▶ **EXERCISE OBJECTIVE**: Will you output all of the data below exactly, omitting the images?

▶ **DATA BLOCK**:
****************************************

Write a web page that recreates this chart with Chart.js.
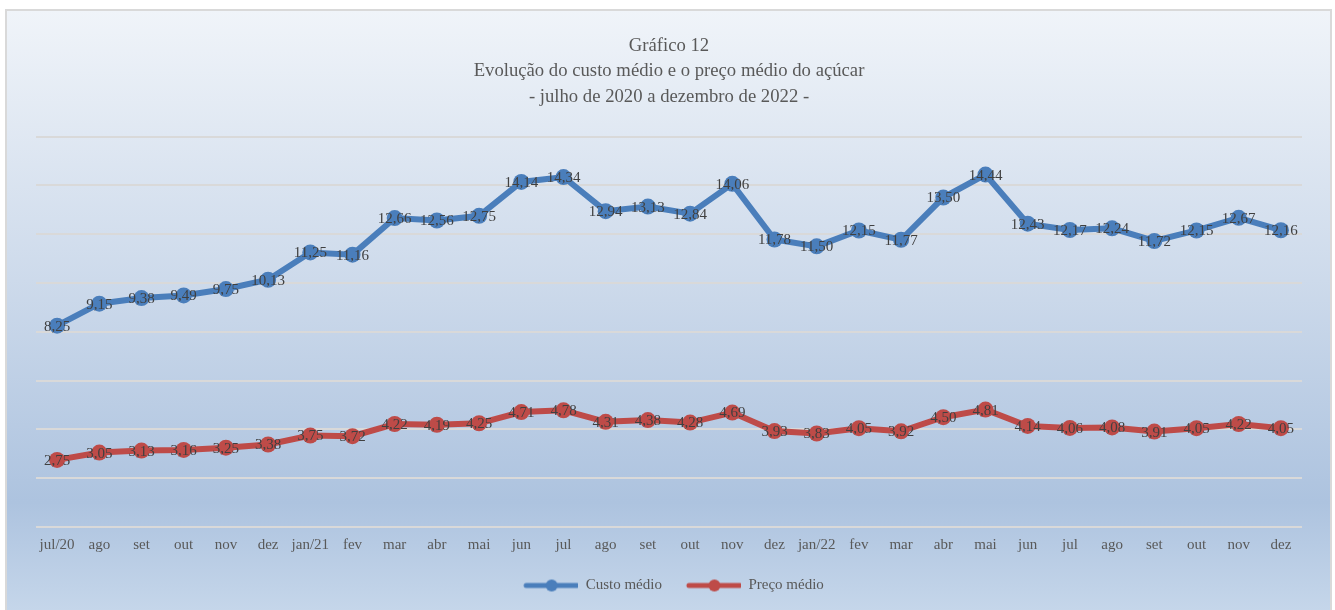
<!DOCTYPE html>
<html>
<head>
<meta charset="utf-8">
<script src="https://cdn.jsdelivr.net/npm/chart.js@4.4.1/dist/chart.umd.min.js"></script>
<style>
html,body{margin:0;padding:0;background:#ffffff;}
#wrap{position:absolute;left:0;top:0;width:1335px;height:610px;}
</style>
</head>
<body>
<div id="wrap"><canvas id="c" width="1335" height="610"></canvas></div>
<script>
const categories = ["jul/20","ago","set","out","nov","dez","jan/21","fev","mar","abr","mai","jun","jul","ago","set","out","nov","dez","jan/22","fev","mar","abr","mai","jun","jul","ago","set","out","nov","dez"];
const custoMedio = [8.25,9.15,9.38,9.49,9.75,10.13,11.25,11.16,12.66,12.56,12.75,14.14,14.34,12.94,13.13,12.84,14.06,11.78,11.50,12.15,11.77,13.50,14.44,12.43,12.17,12.24,11.72,12.15,12.67,12.16];
const precoMedio = [2.75,3.05,3.13,3.16,3.25,3.38,3.75,3.72,4.22,4.19,4.25,4.71,4.78,4.31,4.38,4.28,4.69,3.93,3.83,4.05,3.92,4.50,4.81,4.14,4.06,4.08,3.91,4.05,4.22,4.05];
const titleLines = ["Gráfico 12","Evolução do custo médio e o preço médio do açúcar","- julho de 2020 a dezembro de 2022 -"];
const yMin = 0, yMax = 16, yStep = 2;

const FONT = "'Liberation Serif', 'DejaVu Serif', serif";
const TXT = '#595959';
const BLUE = '#4a7ebb';
const RED = '#be4b48';

function legendIcon(color){
  const c = document.createElement('canvas');
  c.width = 64; c.height = 14;
  const x = c.getContext('2d');
  x.strokeStyle = color; x.lineWidth = 5; x.lineCap = 'round';
  x.beginPath(); x.moveTo(12,7); x.lineTo(63,7); x.stroke();
  x.fillStyle = color; x.beginPath(); x.arc(37.5,7,6,0,Math.PI*2); x.fill();
  return c;
}

const bgPlugin = {
  id:'bg',
  beforeDraw(chart){
    const ctx = chart.ctx;
    ctx.save();
    ctx.fillStyle = '#ffffff';
    ctx.fillRect(0,0,chart.width,chart.height);
    const g = ctx.createLinearGradient(0,10,0,610);
    g.addColorStop(0,'#f0f4f9');
    g.addColorStop(0.45,'#cddaeb');
    g.addColorStop(0.82,'#adc3df');
    g.addColorStop(1,'#c5d6ea');
    ctx.fillStyle = g;
    ctx.fillRect(6,10,1325,610);
    ctx.strokeStyle = '#d9d9d9';
    ctx.lineWidth = 2;
    ctx.strokeRect(6,10,1325,610);
    ctx.restore();
  }
};

const labelPlugin = {
  id:'vlabels',
  afterDatasetsDraw(chart){
    const ctx = chart.ctx;
    ctx.save();
    ctx.font = "15px " + FONT;
    ctx.fillStyle = '#404040';
    ctx.textAlign = 'center';
    ctx.textBaseline = 'middle';
    chart.data.datasets.forEach((ds,i)=>{
      const meta = chart.getDatasetMeta(i);
      meta.data.forEach((pt,j)=>{
        const v = ds.data[j];
        ctx.fillText(v.toFixed(2).replace('.',','), pt.x, pt.y+1);
      });
    });
    ctx.restore();
  }
};

new Chart(document.getElementById('c'), {
  type:'line',
  data:{
    labels: categories,
    datasets:[
      {label:'Custo médio', data: custoMedio, borderColor: BLUE, backgroundColor: BLUE,
       borderWidth:6, pointRadius:8, pointHoverRadius:8, pointBackgroundColor: BLUE, pointBorderWidth:0,
       pointStyle: 'circle', tension:0},
      {label:'Preço médio', data: precoMedio, borderColor: RED, backgroundColor: RED,
       borderWidth:6, pointRadius:8, pointHoverRadius:8, pointBackgroundColor: RED, pointBorderWidth:0,
       pointStyle: 'circle', tension:0}
    ]
  },
  options:{
    responsive:false,
    animation:false,
    devicePixelRatio:1,
    layout:{padding:{left:36,right:33,top:9,bottom:7}},
    plugins:{
      title:{display:true, text: titleLines, color: TXT,
        font:{family:FONT, size:18.7, weight:'normal', lineHeight:1.364},
        padding:{top:24,bottom:27}},
      legend:{display:true, position:'bottom',
        labels:{color: TXT, font:{family:FONT, size:15}, usePointStyle:true, pointStyleWidth:64,
          boxHeight:14, padding:15,
          generateLabels(chart){
            return chart.data.datasets.map((d,i)=>({
              text:d.label, fillStyle:d.borderColor, strokeStyle:d.borderColor,
              pointStyle: legendIcon(d.borderColor), lineWidth:0, datasetIndex:i, hidden:false, fontColor: TXT
            }));
          }}},
      tooltip:{enabled:false}
    },
    scales:{
      x:{offset:true, grid:{display:false, drawTicks:false}, border:{display:false},
        ticks:{color: TXT, font:{family:FONT, size:15}, padding:9, maxRotation:0, autoSkip:false}},
      y:{min:yMin, max:yMax, grid:{color:'#d9d9d9', lineWidth:2, drawTicks:false}, border:{display:false},
        ticks:{display:false, stepSize:yStep}}
    }
  },
  plugins:[bgPlugin, labelPlugin]
});
</script>
</body>
</html>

****************************************

▶ **RESULT FOR THIS EXERCISE**:
Write a web page that recreates this chart with Chart.js.
<!DOCTYPE html>
<html>
<head>
<meta charset="utf-8">
<script src="https://cdn.jsdelivr.net/npm/chart.js@4.4.1/dist/chart.umd.min.js"></script>
<style>
html,body{margin:0;padding:0;background:#ffffff;}
#wrap{position:absolute;left:0;top:0;width:1335px;height:610px;}
</style>
</head>
<body>
<div id="wrap"><canvas id="c" width="1335" height="610"></canvas></div>
<script>
const categories = ["jul/20","ago","set","out","nov","dez","jan/21","fev","mar","abr","mai","jun","jul","ago","set","out","nov","dez","jan/22","fev","mar","abr","mai","jun","jul","ago","set","out","nov","dez"];
const custoMedio = [8.25,9.15,9.38,9.49,9.75,10.13,11.25,11.16,12.66,12.56,12.75,14.14,14.34,12.94,13.13,12.84,14.06,11.78,11.50,12.15,11.77,13.50,14.44,12.43,12.17,12.24,11.72,12.15,12.67,12.16];
const precoMedio = [2.75,3.05,3.13,3.16,3.25,3.38,3.75,3.72,4.22,4.19,4.25,4.71,4.78,4.31,4.38,4.28,4.69,3.93,3.83,4.05,3.92,4.50,4.81,4.14,4.06,4.08,3.91,4.05,4.22,4.05];
const titleLines = ["Gráfico 12","Evolução do custo médio e o preço médio do açúcar","- julho de 2020 a dezembro de 2022 -"];
const yMin = 0, yMax = 16, yStep = 2;

const FONT = "'Liberation Serif', 'DejaVu Serif', serif";
const TXT = '#595959';
const BLUE = '#4a7ebb';
const RED = '#be4b48';

function legendIcon(color){
  const c = document.createElement('canvas');
  c.width = 64; c.height = 14;
  const x = c.getContext('2d');
  x.strokeStyle = color; x.lineWidth = 5; x.lineCap = 'round';
  x.beginPath(); x.moveTo(12,7); x.lineTo(63,7); x.stroke();
  x.fillStyle = color; x.beginPath(); x.arc(37.5,7,6,0,Math.PI*2); x.fill();
  return c;
}

const bgPlugin = {
  id:'bg',
  beforeDraw(chart){
    const ctx = chart.ctx;
    ctx.save();
    ctx.fillStyle = '#ffffff';
    ctx.fillRect(0,0,chart.width,chart.height);
    const g = ctx.createLinearGradient(0,10,0,610);
    g.addColorStop(0,'#f0f4f9');
    g.addColorStop(0.45,'#cddaeb');
    g.addColorStop(0.82,'#adc3df');
    g.addColorStop(1,'#c5d6ea');
    ctx.fillStyle = g;
    ctx.fillRect(6,10,1325,610);
    ctx.strokeStyle = '#d9d9d9';
    ctx.lineWidth = 2;
    ctx.strokeRect(6,10,1325,610);
    ctx.restore();
  }
};

const labelPlugin = {
  id:'vlabels',
  afterDatasetsDraw(chart){
    const ctx = chart.ctx;
    ctx.save();
    ctx.font = "15px " + FONT;
    ctx.fillStyle = '#404040';
    ctx.textAlign = 'center';
    ctx.textBaseline = 'middle';
    chart.data.datasets.forEach((ds,i)=>{
      const meta = chart.getDatasetMeta(i);
      meta.data.forEach((pt,j)=>{
        const v = ds.data[j];
        ctx.fillText(v.toFixed(2).replace('.',','), pt.x, pt.y+1);
      });
    });
    ctx.restore();
  }
};

new Chart(document.getElementById('c'), {
  type:'line',
  data:{
    labels: categories,
    datasets:[
      {label:'Custo médio', data: custoMedio, borderColor: BLUE, backgroundColor: BLUE,
       borderWidth:6, pointRadius:8, pointHoverRadius:8, pointBackgroundColor: BLUE, pointBorderWidth:0,
       pointStyle: 'circle', tension:0},
      {label:'Preço médio', data: precoMedio, borderColor: RED, backgroundColor: RED,
       borderWidth:6, pointRadius:8, pointHoverRadius:8, pointBackgroundColor: RED, pointBorderWidth:0,
       pointStyle: 'circle', tension:0}
    ]
  },
  options:{
    responsive:false,
    animation:false,
    devicePixelRatio:1,
    layout:{padding:{left:36,right:33,top:9,bottom:7}},
    plugins:{
      title:{display:true, text: titleLines, color: TXT,
        font:{family:FONT, size:18.7, weight:'normal', lineHeight:1.364},
        padding:{top:24,bottom:27}},
      legend:{display:true, position:'bottom',
        labels:{color: TXT, font:{family:FONT, size:15}, usePointStyle:true, pointStyleWidth:64,
          boxHeight:14, padding:15,
          generateLabels(chart){
            return chart.data.datasets.map((d,i)=>({
              text:d.label, fillStyle:d.borderColor, strokeStyle:d.borderColor,
              pointStyle: legendIcon(d.borderColor), lineWidth:0, datasetIndex:i, hidden:false, fontColor: TXT
            }));
          }}},
      tooltip:{enabled:false}
    },
    scales:{
      x:{offset:true, grid:{display:false, drawTicks:false}, border:{display:false},
        ticks:{color: TXT, font:{family:FONT, size:15}, padding:9, maxRotation:0, autoSkip:false}},
      y:{min:yMin, max:yMax, grid:{color:'#d9d9d9', lineWidth:2, drawTicks:false}, border:{display:false},
        ticks:{display:false, stepSize:yStep}}
    }
  },
  plugins:[bgPlugin, labelPlugin]
});
</script>
</body>
</html>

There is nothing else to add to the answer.